Manuel Azaña no fue sólo uno de los más grandes prosistas de nuestro siglo y un impresionante orador, que demostró que la eficacia de los discursos puede descansar en las ideas y no en los trucos retóricos o la fotogenia. Su actividad pública a lo largo del primer bienio fue una tentativa, no por fracasada menos digna de estima, de transformar la realidad española de acuerdo con una tradición de pensamiento que se inscribe en nuestra historia con igual o mejor derecho que otras corrientes ideológicas que pretenden abusivamente monopolizar el dominio de nuestro pasado en nombre del espíritu tridentino, del aborrecimiento por la Ilustración y de la condena del triple lema de la Revolución Francesa. Heredero del erasmismo, de la silenciosa y semioculta veta de heterodoxia que Menéndez Pelayo, a la vez condenó y descubrió, del siglo de las luces y del jacobinismo, del krausismo y del regeneracionismo, Azaña, sin asumir por entero ninguno de los componentes de ese heterogéneo legado, convirtió en el eje de su acción política un acendrado españolismo y el propósito de orientar a la sociedad de su tiempo hacia la libertad, la razón y el laicismo. Tras la exhortación orteguiana a construir ese Estado del que nuestro país carecía, Azaña, en los albores de la II República, se esforzó, con independencia de los errores que pudo cometer en la realización de su programa, por dotar a la Administración civil de esos instrumentos que la influencia de otros hipertrofiados poderes institucionales habían hasta entonces coartado o anulado.

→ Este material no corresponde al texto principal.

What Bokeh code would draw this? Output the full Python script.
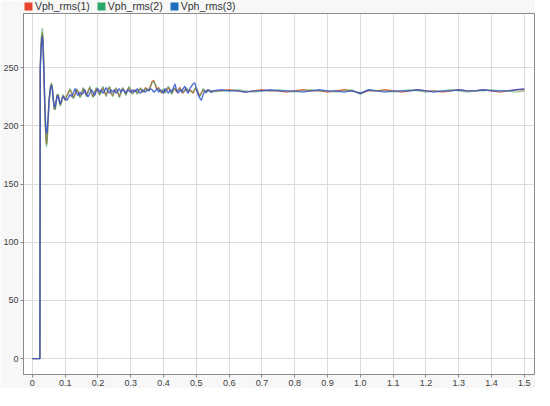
from bokeh.plotting import figure
from bokeh.models import Range1d, Legend, LegendItem, FixedTicker
from bokeh.embed import file_html
from bokeh.resources import INLINE

SERIES_NAMES = ["Vph_rms(1)", "Vph_rms(2)", "Vph_rms(3)"]
SERIES_COLORS = ["#e8452c", "#2aa86a", "#1f6fbf"]
LINE_COLORS = ["#d8502a", "#3aa860", "#2e4fcf"]
LINE_ALPHAS = [0.85, 0.55, 0.8]

X_TICKS = [0, 0.1, 0.2, 0.3, 0.4, 0.5, 0.6, 0.7, 0.8, 0.9, 1.0, 1.1, 1.2, 1.3, 1.4, 1.5]
X_TICK_LABELS = ["0", "0.1", "0.2", "0.3", "0.4", "0.5", "0.6", "0.7", "0.8", "0.9",
                 "1.0", "1.1", "1.2", "1.3", "1.4", "1.5"]
Y_TICKS = [0, 50, 100, 150, 200, 250]

# time samples (s)
T_START = [0.000, 0.023, 0.024, 0.027, 0.030, 0.032, 0.035, 0.038, 0.041, 0.043,
           0.045, 0.048, 0.051, 0.055, 0.058, 0.061, 0.064, 0.067, 0.070, 0.073,
           0.076, 0.079, 0.082, 0.085, 0.088, 0.091, 0.094, 0.097, 0.100]
T_MID = [0.105, 0.110, 0.115, 0.120, 0.125, 0.130, 0.135, 0.140, 0.145, 0.150,
         0.155, 0.160, 0.165, 0.170, 0.175, 0.180, 0.185, 0.190, 0.195, 0.200,
         0.205, 0.210, 0.215, 0.220, 0.225, 0.230, 0.235, 0.240, 0.245, 0.250,
         0.255, 0.260, 0.265, 0.270, 0.275, 0.280, 0.285, 0.290, 0.295, 0.300,
         0.305, 0.310, 0.315, 0.320, 0.325, 0.330, 0.335, 0.340, 0.345, 0.350,
         0.355, 0.360, 0.365, 0.370, 0.375, 0.380, 0.385, 0.390, 0.395, 0.400,
         0.405, 0.410, 0.415, 0.420, 0.425, 0.430, 0.435, 0.440, 0.445, 0.450,
         0.455, 0.460, 0.465, 0.470, 0.475, 0.480, 0.485, 0.490, 0.495, 0.500,
         0.505, 0.510, 0.515, 0.520, 0.525, 0.530, 0.535, 0.540, 0.545, 0.550]
T_END = [0.575, 0.600, 0.625, 0.650, 0.675, 0.700, 0.725, 0.750, 0.775, 0.800,
         0.825, 0.850, 0.875, 0.900, 0.925, 0.950, 0.975, 1.000, 1.025, 1.050,
         1.075, 1.100, 1.125, 1.150, 1.175, 1.200, 1.225, 1.250, 1.275, 1.300,
         1.325, 1.350, 1.375, 1.400, 1.425, 1.450, 1.475, 1.500]

V1_START = [0, 0, 250, 272, 280, 276, 250, 215, 190, 184, 188, 205, 222, 233, 236,
            232, 222, 214, 215, 222, 227, 226, 222, 218, 220, 224, 226, 224, 222]
V2_START = [0, 0, 252, 275, 284, 279, 252, 216, 190, 182, 186, 204, 221, 233, 237,
            233, 223, 214, 214, 221, 227, 227, 222, 217, 219, 224, 227, 225, 222]
V3_START = [0, 0, 248, 268, 277, 272, 248, 218, 198, 193, 196, 208, 222, 232, 235,
            231, 222, 216, 217, 222, 226, 225, 221, 219, 221, 224, 225, 224, 223]

V1_MID = [226, 229, 231, 228, 224, 227, 231, 229, 225, 228,
          232, 229, 226, 230, 233, 228, 225, 229, 232, 230,
          227, 230, 233, 229, 226, 231, 233, 228, 226, 230,
          232, 229, 225, 229, 232, 230, 227, 231, 233, 229,
          228, 231, 230, 228, 231, 232, 229, 230, 233, 231,
          231, 234, 238, 239, 235, 231, 233, 230, 228, 231,
          229, 231, 233, 230, 228, 231, 232, 229, 231, 233,
          230, 228, 231, 232, 229, 231, 230, 228, 231, 232,
          229, 226, 228, 231, 230, 229, 231, 230, 229, 230]
V2_MID = [225, 228, 232, 229, 223, 226, 232, 230, 224, 227,
          233, 230, 225, 229, 234, 229, 224, 228, 233, 231,
          226, 229, 234, 230, 225, 230, 234, 229, 225, 229,
          233, 230, 224, 228, 233, 231, 226, 230, 234, 230,
          227, 230, 231, 227, 230, 233, 230, 229, 232, 232,
          230, 233, 237, 238, 236, 232, 232, 229, 229, 232,
          228, 232, 234, 231, 227, 230, 233, 230, 230, 232,
          231, 229, 230, 233, 230, 230, 229, 229, 232, 233,
          228, 225, 227, 232, 231, 228, 230, 231, 230, 229]
V3_MID = [222, 224, 227, 225, 228, 232, 228, 226, 229, 227,
          228, 231, 227, 225, 228, 231, 229, 226, 230, 232,
          229, 231, 228, 230, 233, 230, 228, 231, 229, 231,
          228, 230, 232, 229, 231, 230, 228, 231, 230, 229,
          231, 229, 230, 232, 229, 228, 231, 230, 229, 231,
          230, 232, 231, 229, 230, 232, 229, 231, 230, 228,
          232, 230, 228, 231, 229, 233, 236, 230, 228, 231,
          229, 232, 234, 230, 228, 232, 234, 236, 237, 232,
          227, 224, 222, 226, 230, 229, 231, 230, 229, 230]

V1_END = [230, 231, 230, 229, 230, 231, 230, 230, 229, 230,
          231, 230, 230, 229, 230, 231, 230, 228, 230, 230,
          231, 230, 229, 230, 231, 230, 230, 229, 230, 231,
          230, 230, 231, 230, 229, 230, 231, 231]
V2_END = [230, 230, 231, 230, 229, 230, 230, 231, 230, 229,
          230, 231, 230, 230, 229, 230, 231, 227, 231, 230,
          230, 229, 230, 231, 230, 229, 230, 230, 231, 230,
          229, 230, 230, 231, 230, 230, 229, 230]
V3_END = [231, 230, 230, 229, 230, 230, 231, 230, 230, 230,
          229, 230, 231, 230, 230, 229, 230, 228, 231, 230,
          229, 230, 230, 230, 231, 230, 229, 230, 230, 231,
          230, 230, 231, 230, 230, 230, 231, 232]

T = T_START + T_MID + T_END
SERIES = [V1_START + V1_MID + V1_END,
          V2_START + V2_MID + V2_END,
          V3_START + V3_MID + V3_END]

FONT = "Liberation Sans"
GRAY_BG = "#f7f7f7"
FRAME_COLOR = "#8a8a8a"

# plot box (axes area) limits in data units
X_MIN, X_MAX = -0.027, 1.531
Y_MIN, Y_MAX = -13.6, 296.5
BOX_PX = 361      # height of the plot box in pixels
BAND_PX = 13      # legend band above the plot box, inside the frame
Y_TOP = Y_MAX + BAND_PX * (Y_MAX - Y_MIN) / BOX_PX
X_END = X_MAX + 1.0 * (X_MAX - X_MIN) / 511

p = figure(frame_width=512, frame_height=BOX_PX + BAND_PX,
           x_range=Range1d(X_MIN, X_END), y_range=Range1d(Y_MIN, Y_TOP),
           output_backend="svg", toolbar_location=None,
           min_border_left=0, min_border_right=0, min_border_top=0, min_border_bottom=0)

p.background_fill_color = GRAY_BG
p.border_fill_color = GRAY_BG
p.outline_line_color = None

# white axes area (drawn below the grid)
p.quad(left=[X_MIN], right=[X_MAX], bottom=[Y_MIN], top=[Y_MAX],
       fill_color="white", line_color=None, level="image")

for vals, color, alpha in zip(SERIES, LINE_COLORS, LINE_ALPHAS):
    p.line(T, vals, line_color=color, line_width=1.4, line_alpha=alpha)

# gray legend band covers grid lines above the axes area; then the box outline
p.quad(left=[X_MIN], right=[X_END], bottom=[Y_MAX], top=[Y_TOP],
       fill_color=GRAY_BG, line_color=None, level="guide")
p.quad(left=[X_MIN], right=[X_MAX], bottom=[Y_MIN], top=[Y_MAX],
       fill_color=None, line_color=FRAME_COLOR, line_width=1, level="guide")

# legend swatches: square glyphs parked outside the visible range
dummies = []
for color in SERIES_COLORS:
    dummies.append(p.rect(x=[-5.0], y=[-500.0], width=0.01, height=1,
                          fill_color=color, line_color=None))

legend = Legend(items=[LegendItem(label=n, renderers=[r]) for n, r in zip(SERIES_NAMES, dummies)],
                orientation="horizontal", location="top_left",
                glyph_width=10, glyph_height=10, label_height=10,
                label_text_font=FONT, label_text_font_size="10.5px", label_text_color="#333333",
                label_standoff=2, spacing=6, padding=0, margin=0,
                border_line_color=None, background_fill_alpha=0)
p.add_layout(legend, "center")

for ax in (p.xaxis[0], p.yaxis[0]):
    ax.axis_line_color = FRAME_COLOR
    ax.major_tick_line_color = FRAME_COLOR
    ax.major_tick_out = 3
    ax.major_tick_in = 0
    ax.minor_tick_line_color = None
    ax.major_label_text_font = FONT
    ax.major_label_text_font_size = "9px"
    ax.major_label_text_color = "#404040"
    ax.major_label_standoff = 2

p.xaxis.ticker = FixedTicker(ticks=X_TICKS)
p.xaxis.major_label_overrides = {t: l for t, l in zip(X_TICKS, X_TICK_LABELS)}
p.xaxis.bounds = (X_MIN, X_MAX)
p.yaxis.ticker = FixedTicker(ticks=Y_TICKS)
p.yaxis.bounds = (Y_MIN, Y_MAX)

p.xgrid.grid_line_color = "#dcdcdc"
p.ygrid.grid_line_color = "#dcdcdc"
p.xgrid.ticker = FixedTicker(ticks=X_TICKS)
p.ygrid.ticker = FixedTicker(ticks=Y_TICKS)

open("out.html", "w").write(file_html(p, INLINE))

Después del Concilio Vaticano II, la política azañista respecto a la Iglesia católica puede ser anacrónicamente motejada de sectaria o extremista. Sin embargo, una reconstrucción histórica honesta de las actitudes y posiciones de los contendientes en aquel enconado conflicto, a la vez ideológico, político y de intereses, forzosamente habrá de distribuir las responsabilidades y las culpas de forma equitativa y de eliminar cualquier maniqueísmo en los juicios. Ni la jerarquía eclesiástica de los años treinta era la de los años setenta, ni la CEDA era la Democracia Cristiana de la Europa antifascista de la posguerra, ni el joven Gil Robles era el culpable exiliado que desde Portugal condenaba al franquismo. De otro lado, la reforma militar de Azaña se anticipó sorprendentemente al actual diseño de los ejércitos europeos y a los principios de subordinación de las Fuerzas Armadas al poder civil de nuestra actual Constitución. Aunque la, reivindicación de la tierra para los campesinos que la trabajan haya sido en gran parte desdramatizada por los progresos del capitalismo agrario y por la emigración hacia las ciudades, la reforma agraria en la década de los treinta era una condición indispensable para la modernización y el desarrollo de la economía española, que Azaña, inequívocamente comprometido con el sistema de valores de la burguesía, trató de impulsar. La batalla contra el analfabetismo y por la expansión y calidad de la educación pública fue otro de los objetivos que el presidente de la coalición republicano-socialista durante el bienio 1931-1933 consideró prioritarios. Y un español tan profundamente patriota como Azaña fue también el patrocinador de la solución autonómica para los viejos contenciosos con las nacionalidades históricas.

Ni que decir tiene que Manuel Azaña no pudo escapar a los condicionamientos de su época, ni superar las debilidades de su carácter, ni domeñar las fanáticas fuerzas destructivas nacionales e internacionales que llevarían a España, primero, y a todo el continente europeo, después, a un sangriento holocausto. Las contradicciones de un desgarrado tejido social le relegaron, cuando en la primavera de 1936 fue elevado a la presidencia de la República, a un papel más de espectador que de actor. El pesimismo de la inteligencia no fue compensado, en el caso de Azaña, por el optimismo de la voluntad, sino reforzado por el escéptico desánimo que le produjo el comprobar que los demonios de la guerra civil derribaban por los suelos su proyecto de modernización de España en el marco de una República burguesa, laica, liberal y europea. El autor de Invención del Quijote, en cualquier caso, mantuvo con dignidad y estoicismo, como presidente de una República -la de la guerra-, que ya no era la suya, su apuesta perdedora en nombre del mismo idealism o que le hizo abandonar la seguridad y la tranquilidad de su mesa de escritor para lanzarse a combatir a unos molinos de viento que resultaron después mortíferos gigantes.